Navidad is sprinkled over every plaza in Granada!
During the last week of November and the first week of December, crews slung up huge Christmas light banners with shapes on them—teddy bears, dolls, ribbons, and ornaments. The anticipation was excruciating; every day more and more lights went up but remained off with a silent reminder of Christmas slowly approaching.
Because Spain is historically Catholic and the majority still identify as Catholic, it’s very interesting to live in Granada around the time of a Christian holiday. I think Granadinos honor the religious sentiment of Christmas more than I’ve ever noticed in America. However, there’s still a latent fabric of materialism in the city—as there is everywhere around this time of year.
For example, the amount of Christmas lights that the city funds is HUGE! We’re not talking those little twinkly lights that Americans put on trees, but scoreboard size spirit lights. They’re very festive and really do make walking around the city at night magical. In a small town like Granada, I think these lights are important for two reasons: 1. Because children love them, and 2. It attracts tourists from other cities in Andalucía and other parts of Europe to the Christmas markets.
Yet although there’s a big stress on the showmanship of the Christmas markets, there’s an equal amount of religious spirit. There is a huge tent in a central plaza with an extensive model of Belén (Bethlehem) during the birth of Jesus. For the past couple weeks, school children have been lining up down the block to go inside. They included every part of life in Bethlehem, from the manger scene to a lively market. In Minnesota, there is a mall that converts its top floor into a decorative Christmas “museum” with a different theme every year, but it’s usually things like The Nutcracker. I don’t think a miniature Belén would be so well attended!
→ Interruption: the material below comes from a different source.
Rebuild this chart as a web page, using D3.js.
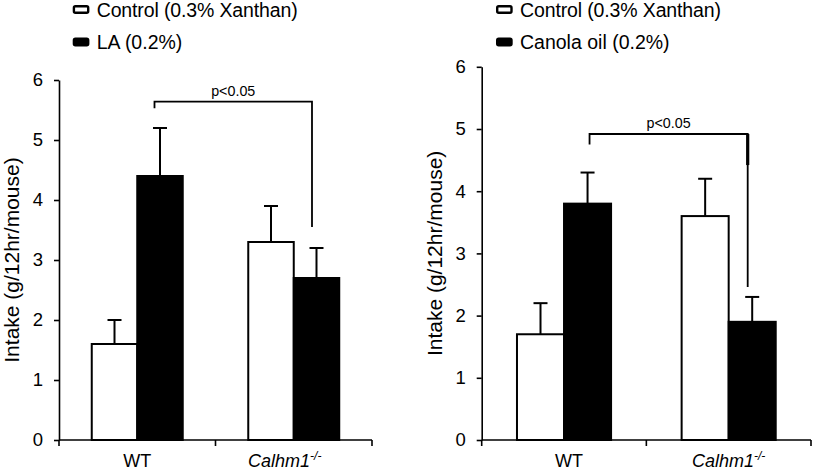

In addition, almost every store in Granada has some sort of decoration for Christmas, and the majority even have mangers or miniature nativity scenes.
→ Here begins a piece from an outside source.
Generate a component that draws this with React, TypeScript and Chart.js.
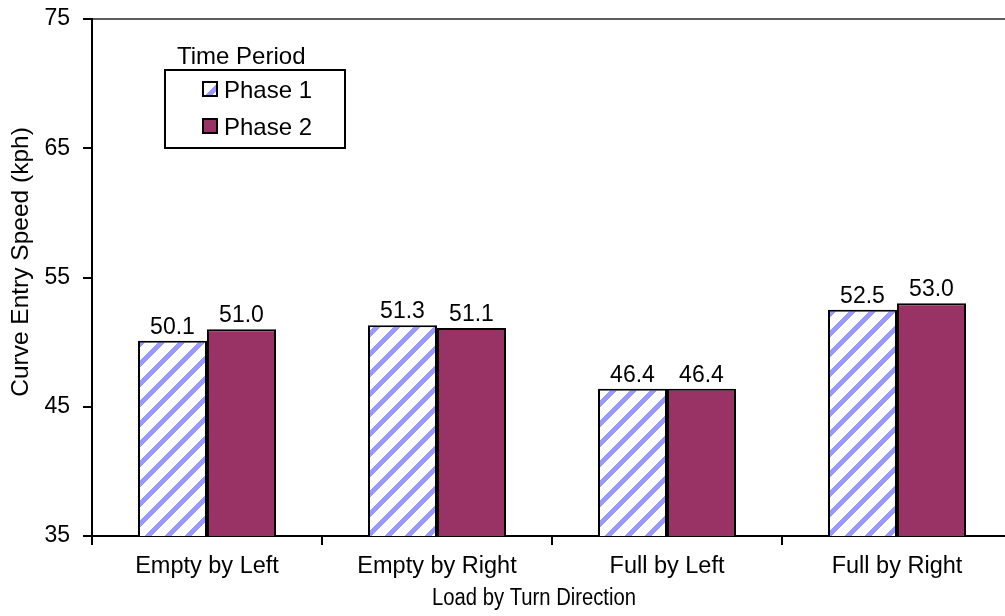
import React, { useEffect, useRef } from "react";
import { Chart, registerables } from "chart.js";

Chart.register(...registerables);

const categories = ["Empty by Left", "Empty by Right", "Full by Left", "Full by Right"];
const seriesNames = ["Phase 1", "Phase 2"];
const phase1 = [50.1, 51.3, 46.4, 52.5];
const phase2 = [51.0, 51.1, 46.4, 53.0];
const yTicks = [35, 45, 55, 65, 75];
const xTitle = "Load by Turn Direction";
const yTitle = "Curve Entry Speed (kph)";
const legendTitle = "Time Period";

const FONT = "'Liberation Sans', Arial, sans-serif";
const STRIPE = "#9999FF";
const PHASE2 = "#993366";

function makePattern(): CanvasPattern | string {
  const p = 20;
  const t = 7;
  const c = document.createElement("canvas");
  c.width = p;
  c.height = p;
  const g = c.getContext("2d");
  if (!g) return STRIPE;
  const img = g.createImageData(p, p);
  for (let y = 0; y < p; y++) {
    for (let x = 0; x < p; x++) {
      const i = (y * p + x) * 4;
      const on = (x + y) % p < t;
      img.data[i] = on ? 0x99 : 255;
      img.data[i + 1] = on ? 0x99 : 255;
      img.data[i + 2] = 255;
      img.data[i + 3] = 255;
    }
  }
  g.putImageData(img, 0, 0);
  const pat = g.createPattern(c, "repeat");
  return pat || STRIPE;
}

export default function App() {
  const ref = useRef<HTMLCanvasElement | null>(null);

  useEffect(() => {
    const canvas = ref.current;
    if (!canvas) return;
    const pattern = makePattern();

    const labelsPlugin = {
      id: "valueLabels",
      afterDatasetsDraw(chart: any) {
        const ctx = chart.ctx;
        ctx.save();
        ctx.font = `23px ${FONT}`;
        ctx.fillStyle = "#000";
        ctx.textAlign = "center";
        ctx.textBaseline = "alphabetic";
        chart.data.datasets.forEach((ds: any, di: number) => {
          const meta = chart.getDatasetMeta(di);
          meta.data.forEach((el: any, i: number) => {
            ctx.fillText(Number(ds.data[i]).toFixed(1), el.x, el.y - 7);
          });
        });
        ctx.restore();
      },
    };

    const decorPlugin = {
      id: "decor",
      afterDraw(chart: any) {
        const ctx = chart.ctx;
        ctx.save();
        ctx.fillStyle = "#000";
        // axis titles
        ctx.textAlign = "center";
        ctx.textBaseline = "middle";
        ctx.font = `23px ${FONT}`;
        ctx.fillText(xTitle, 534, 599, 204);
        ctx.save();
        ctx.font = `24.5px ${FONT}`;
        ctx.translate(21, 262);
        ctx.rotate(-Math.PI / 2);
        ctx.fillText(yTitle, 0, 0);
        ctx.restore();

        // legend
        ctx.font = `24px ${FONT}`;
        ctx.textAlign = "left";
        ctx.fillText(legendTitle, 177, 57);
        ctx.lineWidth = 2;
        ctx.strokeStyle = "#000";
        ctx.fillStyle = "#fff";
        ctx.fillRect(165, 70, 180, 78);
        ctx.strokeRect(165, 70, 180, 78);
        const rows = [89, 126];
        const fills = [pattern, PHASE2];
        rows.forEach((cy, i) => {
          ctx.fillStyle = fills[i] as any;
          ctx.fillRect(203, cy - 7, 14, 14);
          ctx.lineWidth = 2;
          ctx.strokeStyle = "#000";
          ctx.strokeRect(203, cy - 7, 14, 14);
          ctx.fillStyle = "#000";
          ctx.fillText(seriesNames[i], 224, cy + 2);
        });
        ctx.restore();
      },
    };

    const chart = new Chart(canvas, {
      type: "bar",
      data: {
        labels: categories,
        datasets: [
          {
            label: seriesNames[0],
            data: phase1,
            backgroundColor: pattern as any,
            borderColor: "#000",
            borderWidth: 2,
            categoryPercentage: 0.6,
            barPercentage: 1.0,
          },
          {
            label: seriesNames[1],
            data: phase2,
            backgroundColor: PHASE2,
            borderColor: "#000",
            borderWidth: 2,
            categoryPercentage: 0.6,
            barPercentage: 1.0,
          },
        ],
      },
      options: {
        responsive: false,
        maintainAspectRatio: false,
        animation: false,
        layout: { padding: { left: 0, top: 19, right: 3, bottom: 0 } },
        plugins: {
          legend: { display: false },
          tooltip: { enabled: false },
          title: { display: false },
        },
        scales: {
          x: {
            offset: true,
            grid: {
              offset: true,
              drawOnChartArea: false,
              drawTicks: true,
              tickLength: 9,
              tickColor: "#000",
              tickWidth: 2,
              lineWidth: 2,
              color: "#000",
            },
            border: { display: true, color: "#000", width: 2 },
            ticks: {
              color: "#000",
              font: { family: FONT, size: 23.5 },
              padding: 7,
              maxRotation: 0,
              autoSkip: false,
            },
            afterFit(scale: any) {
              scale.height = 80;
              scale.paddingLeft = 0;
              scale.paddingRight = 0;
            },
          },
          y: {
            min: 35,
            max: 75,
            afterBuildTicks(scale: any) {
              scale.ticks = yTicks.map((v) => ({ value: v }));
            },
            grid: {
              drawOnChartArea: true,
              drawTicks: true,
              tickLength: 9,
              tickColor: "#000",
              tickWidth: 2,
              lineWidth: 2,
              color: (c: any) => (c.tick && c.tick.value === 75 ? "#5c5c5c" : "rgba(0,0,0,0)"),
            },
            border: { display: true, color: "#000", width: 2 },
            ticks: {
              color: "#000",
              font: { family: FONT, size: 23 },
              padding: 13,
            },
            afterFit(scale: any) {
              scale.width = 92;
              scale.paddingTop = 0;
              scale.paddingBottom = 0;
            },
          },
        },
      },
      plugins: [labelsPlugin, decorPlugin],
    } as any);

    return () => chart.destroy();
  }, []);

  return (
    <div
      style={{
        position: "absolute",
        left: 0,
        top: 0,
        width: 1005,
        height: 616,
        overflow: "hidden",
        background: "#fff",
      }}
    >
      <canvas ref={ref} width={1015} height={616} style={{ display: "block" }} />
    </div>
  );
}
Another interesting difference is that Spaniards believe the Three Wise Kings bring the gifts to children, but not until January 6. They celebrate the birth of Jesus on December 25 and they know who “Papa Noël” is, but you’re much more likely to see motifs of wise men on camels instead of the jolly old man.
My favorite food at the Christmas markets in Granada are candies called “hojaldrinos,” which are kind of similar to Russian tea cakes (except a lot more melt-in-you-mouth-y). Although Christmas cookies are an important part of my tradition at home, Spanish candy consists of these super crumbly and super sugary biscuits, and various types of “turrón” or nougat (usually with almonds).